Goal ▸
Copy from the first line below down to and including the line with "import * as". Skip the pictures.

* * * *

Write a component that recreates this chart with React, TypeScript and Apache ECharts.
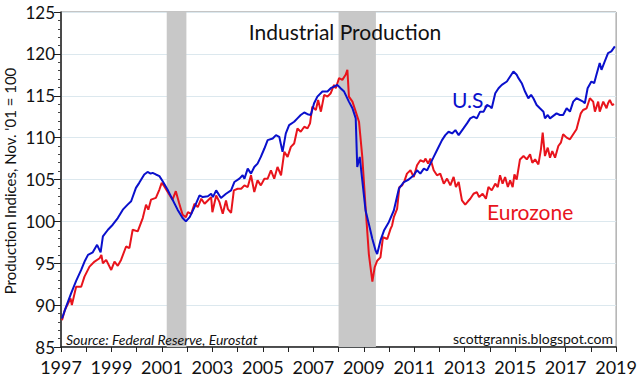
import React, { useEffect, useRef } from "react";
import * as echarts from "echarts";

const usSeries: [number, number][] = [
  [1997.04, 88.4], [1997.2, 89.8], [1997.4, 91.4], [1997.6, 92.9], [1997.8, 94.2], [1997.95, 95.3], [1998.07, 96.0], [1998.26, 96.3], [1998.43, 97.2], [1998.57, 96.3], [1998.66, 98.2], [1998.86, 99.0], [1999.05, 99.6], [1999.25, 100.4], [1999.45, 101.4], [1999.64, 102.0], [1999.78, 102.4], [1999.97, 104.0], [2000.1, 104.6], [2000.3, 105.6], [2000.43, 105.9], [2000.55, 105.7], [2000.63, 105.8], [2000.76, 105.6], [2000.9, 105.4], [2001.03, 104.8], [2001.22, 103.8], [2001.42, 102.6], [2001.62, 101.4], [2001.82, 100.4], [2001.95, 100.0],
  [2002.1, 100.5], [2002.29, 101.7], [2002.49, 103.1], [2002.62, 102.9], [2002.82, 103.0], [2002.95, 103.3], [2003.02, 102.9], [2003.15, 103.7], [2003.34, 102.8], [2003.54, 103.3], [2003.74, 103.7], [2003.87, 104.7], [2004.07, 105.1], [2004.2, 105.5], [2004.27, 105.1], [2004.4, 106.3], [2004.53, 105.7], [2004.66, 106.5], [2004.79, 106.9], [2004.92, 107.7], [2005.06, 108.7], [2005.19, 109.7], [2005.39, 109.9], [2005.52, 110.3], [2005.65, 110.1], [2005.78, 108.3], [2005.91, 110.5], [2006.04, 111.5], [2006.24, 111.9], [2006.37, 112.3], [2006.5, 112.7], [2006.64, 113.0], [2006.77, 112.8], [2006.9, 112.7], [2007.03, 114.1], [2007.16, 114.9], [2007.36, 115.5], [2007.56, 115.5], [2007.69, 115.9], [2007.82, 116.1], [2007.95, 116.3],
  [2008.08, 115.9], [2008.22, 115.5], [2008.41, 114.3], [2008.55, 113.5], [2008.68, 112.3], [2008.74, 106.5], [2008.84, 107.7], [2008.94, 104.9], [2009.07, 101.3], [2009.2, 99.7], [2009.34, 97.9], [2009.47, 96.5], [2009.53, 96.1], [2009.66, 97.7], [2009.8, 98.9], [2009.99, 99.9], [2010.19, 101.3], [2010.39, 103.9], [2010.59, 104.7], [2010.78, 105.0], [2010.98, 105.5],
  [2011.11, 106.1], [2011.24, 105.7], [2011.38, 106.3], [2011.51, 106.1], [2011.64, 106.9], [2011.77, 107.7], [2011.9, 108.5], [2012.1, 109.7], [2012.23, 110.3], [2012.36, 110.7], [2012.5, 110.5], [2012.63, 110.9], [2012.76, 110.3], [2012.95, 111.1], [2013.09, 111.7], [2013.22, 112.3], [2013.35, 112.5], [2013.48, 112.3], [2013.61, 113.1], [2013.75, 113.1], [2013.88, 113.9], [2014.01, 113.7], [2014.07, 113.5], [2014.21, 115.3], [2014.34, 115.9], [2014.47, 116.3], [2014.67, 116.7], [2014.8, 117.3], [2014.93, 117.9],
  [2015.06, 117.5], [2015.13, 117.1], [2015.26, 116.5], [2015.39, 115.5], [2015.52, 114.7], [2015.63, 115.1], [2015.72, 114.7], [2015.85, 113.9], [2015.98, 113.5], [2016.12, 113.1], [2016.18, 112.3], [2016.29, 112.7], [2016.38, 112.3], [2016.51, 112.6], [2016.64, 112.9], [2016.77, 112.7], [2016.9, 112.7], [2017.04, 113.5], [2017.17, 113.1], [2017.3, 114.3], [2017.43, 114.7], [2017.56, 114.5], [2017.69, 114.3], [2017.76, 114.1], [2017.87, 115.9], [2018.02, 116.7], [2018.13, 116.5], [2018.22, 117.5], [2018.35, 118.9], [2018.42, 118.1], [2018.55, 119.1], [2018.68, 120.1], [2018.81, 120.3], [2018.95, 120.9],
];

const euroSeries: [number, number][] = [
  [1997.04, 88.2], [1997.15, 89.4], [1997.28, 90.2], [1997.38, 90.8], [1997.43, 90.0], [1997.6, 92.2], [1997.8, 92.2], [1997.93, 93.4], [1998.13, 94.6], [1998.33, 95.2], [1998.53, 95.6], [1998.6, 96.0], [1998.66, 95.0], [1998.79, 95.4], [1998.99, 94.2], [1999.12, 95.2], [1999.25, 94.7], [1999.38, 95.4], [1999.58, 97.0], [1999.71, 96.8], [1999.84, 99.0], [2000.04, 98.8], [2000.24, 100.4], [2000.37, 102.0], [2000.46, 101.4], [2000.57, 102.6], [2000.76, 102.8], [2000.9, 103.8], [2000.99, 104.6], [2001.09, 104.2], [2001.29, 103.2], [2001.42, 102.6], [2001.55, 103.6], [2001.68, 102.2], [2001.82, 100.8], [2001.95, 100.5],
  [2002.03, 101.1], [2002.16, 100.9], [2002.29, 102.1], [2002.42, 101.7], [2002.56, 102.7], [2002.69, 102.1], [2002.82, 102.5], [2002.95, 102.9], [2003.0, 101.1], [2003.15, 103.1], [2003.28, 102.3], [2003.41, 100.9], [2003.54, 102.5], [2003.61, 101.5], [2003.74, 101.0], [2003.85, 103.7], [2004.0, 103.9], [2004.14, 103.9], [2004.27, 104.3], [2004.4, 104.1], [2004.53, 105.5], [2004.66, 103.5], [2004.79, 104.9], [2004.92, 104.3], [2005.06, 105.1], [2005.19, 105.1], [2005.32, 106.1], [2005.45, 105.1], [2005.58, 106.5], [2005.72, 105.5], [2005.85, 108.3], [2005.98, 107.7], [2006.11, 108.9], [2006.24, 109.3], [2006.37, 111.1], [2006.5, 110.7], [2006.64, 111.3], [2006.77, 111.1], [2006.87, 111.7], [2006.96, 113.7], [2007.1, 113.3], [2007.19, 114.5], [2007.3, 113.1], [2007.43, 115.1], [2007.56, 114.9], [2007.69, 115.3], [2007.82, 116.3], [2007.89, 115.9],
  [2008.02, 117.1], [2008.15, 116.9], [2008.28, 117.5], [2008.35, 118.1], [2008.41, 114.9], [2008.55, 114.3], [2008.68, 113.1], [2008.81, 111.9], [2008.94, 107.7], [2009.07, 101.7], [2009.2, 96.1], [2009.34, 92.8], [2009.43, 94.5], [2009.53, 95.3], [2009.66, 95.7], [2009.76, 98.1], [2009.93, 97.9], [2010.06, 99.1], [2010.12, 99.5], [2010.19, 100.5], [2010.32, 101.5], [2010.41, 104.1], [2010.52, 104.3], [2010.62, 104.9], [2010.71, 105.7], [2010.85, 106.1], [2010.98, 105.3],
  [2011.11, 106.7], [2011.24, 107.3], [2011.38, 107.1], [2011.44, 107.5], [2011.55, 106.9], [2011.64, 107.5], [2011.77, 106.1], [2011.9, 105.5], [2012.03, 105.7], [2012.17, 104.5], [2012.3, 105.1], [2012.43, 104.3], [2012.56, 105.3], [2012.65, 104.1], [2012.76, 104.7], [2012.89, 102.5], [2013.02, 102.0], [2013.13, 102.4], [2013.22, 102.7], [2013.35, 103.3], [2013.48, 103.5], [2013.57, 102.9], [2013.71, 103.3], [2013.84, 102.7], [2013.94, 104.1], [2014.07, 103.7], [2014.21, 104.5], [2014.31, 104.1], [2014.4, 105.5], [2014.5, 104.5], [2014.6, 105.3], [2014.71, 104.1], [2014.8, 104.9], [2014.9, 104.1], [2014.97, 105.6],
  [2015.06, 105.0], [2015.19, 107.4], [2015.33, 107.8], [2015.46, 107.4], [2015.59, 108.0], [2015.68, 107.0], [2015.79, 107.4], [2015.92, 106.8], [2016.02, 108.6], [2016.09, 110.6], [2016.18, 107.8], [2016.29, 108.8], [2016.38, 107.6], [2016.47, 108.4], [2016.58, 107.6], [2016.71, 109.0], [2016.81, 109.4], [2016.9, 110.4], [2017.04, 110.0], [2017.17, 109.8], [2017.3, 110.4], [2017.43, 111.0], [2017.5, 111.8], [2017.6, 112.9], [2017.69, 113.3], [2017.83, 113.5], [2017.96, 114.7], [2018.09, 114.3], [2018.16, 113.1], [2018.29, 114.3], [2018.35, 113.1], [2018.49, 114.3], [2018.62, 113.5], [2018.68, 114.1], [2018.75, 114.5], [2018.84, 113.9], [2018.92, 114.0],
];

const recessions: [number, number][] = [
  [2001.19, 2001.97],
  [2008.0, 2009.48],
];

const xRange = [1997, 2019];
const yRange = [85, 125];

const FONT = "Lato";
const BLUE = "#0a10cc";
const RED = "#e8141c";

export default function App() {
  const ref = useRef<HTMLDivElement>(null);
  useEffect(() => {
    if (!ref.current) return;
    const chart = echarts.init(ref.current, null, { renderer: "svg" });
    chart.setOption({
      animation: false,
      backgroundColor: "#ffffff",
      grid: { left: 61, right: 20, top: 12, bottom: 32, show: true, borderColor: "#8a8a8a", borderWidth: 1, backgroundColor: "transparent" },
      xAxis: {
        type: "value",
        min: xRange[0],
        max: xRange[1],
        interval: 1,
        axisLine: { show: true, onZero: false, lineStyle: { color: "#222", width: 1.5 } },
        axisTick: { show: true, length: 5, lineStyle: { color: "#222" } },
        splitLine: { show: false },
        axisLabel: {
          color: "#111",
          fontFamily: FONT,
          fontSize: 18,
          margin: 11,
          formatter: (v: number) => (Math.round(v) % 2 === 1 ? String(Math.round(v)) : ""),
        },
      },
      yAxis: {
        type: "value",
        min: yRange[0],
        max: yRange[1],
        interval: 5,
        axisLine: { show: true, lineStyle: { color: "#222", width: 1.5 } },
        axisTick: { show: true, length: 7, lineStyle: { color: "#222" } },
        minorTick: { show: true, splitNumber: 5, length: 3, lineStyle: { color: "#444" } },
        splitLine: { show: true, lineStyle: { color: "#dce8ee", width: 1.2 } },
        axisLabel: { color: "#111", fontFamily: FONT, fontSize: 17, margin: 6 },
      },
      series: [
        {
          type: "line",
          data: [],
          z: 1,
          silent: true,
          markArea: {
            silent: true,
            itemStyle: { color: "#c8c8c8", opacity: 1 },
            data: recessions.map(([a, b]) => [{ xAxis: a }, { xAxis: b }]),
          },
        },
        {
          name: "Eurozone",
          type: "line",
          data: euroSeries,
          showSymbol: false,
          z: 3,
          lineStyle: { color: RED, width: 2 },
        },
        {
          name: "U.S.",
          type: "line",
          data: usSeries,
          showSymbol: false,
          z: 4,
          lineStyle: { color: BLUE, width: 2 },
        },
      ],
      graphic: [
        { type: "text", z: 20, x: 345, y: 31, style: { text: "Industrial Production", fontFamily: FONT, fontSize: 21, fill: "#111", textAlign: "center", textVerticalAlign: "middle" } },
        { type: "text", z: 20, x: 452, y: 99, style: { text: "U.S.", fontFamily: FONT, fontSize: 21, fill: BLUE, textAlign: "left", textVerticalAlign: "middle" } },
        { type: "text", z: 20, x: 487, y: 211, style: { text: "Eurozone", fontFamily: FONT, fontSize: 21, fill: RED, textAlign: "left", textVerticalAlign: "middle" } },
        { type: "text", z: 20, x: 66, y: 339, style: { text: "Source: Federal Reserve, Eurostat", fontFamily: FONT, fontStyle: "italic", fontSize: 14, fill: "#111", textAlign: "left", textVerticalAlign: "middle" } },
        { type: "text", z: 20, x: 613, y: 338, style: { text: "scottgrannis.blogspot.com", fontFamily: FONT, fontSize: 14, fill: "#111", textAlign: "right", textVerticalAlign: "middle" } },
        { type: "text", z: 20, x: 10, y: 181, rotation: Math.PI / 2, style: { text: "Production Indices, Nov. '01 = 100", fontFamily: FONT, fontSize: 15, fill: "#111", textAlign: "center", textVerticalAlign: "middle" } },
      ],
    });
    return () => chart.dispose();
  }, []);
  return <div ref={ref} style={{ position: "absolute", left: 0, top: 0, width: 640, height: 379 }} />;
}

* * * *

Written response ▸
Write a component that recreates this chart with React, TypeScript and Apache ECharts.
import React, { useEffect, useRef } from "react";
import * as echarts from "echarts";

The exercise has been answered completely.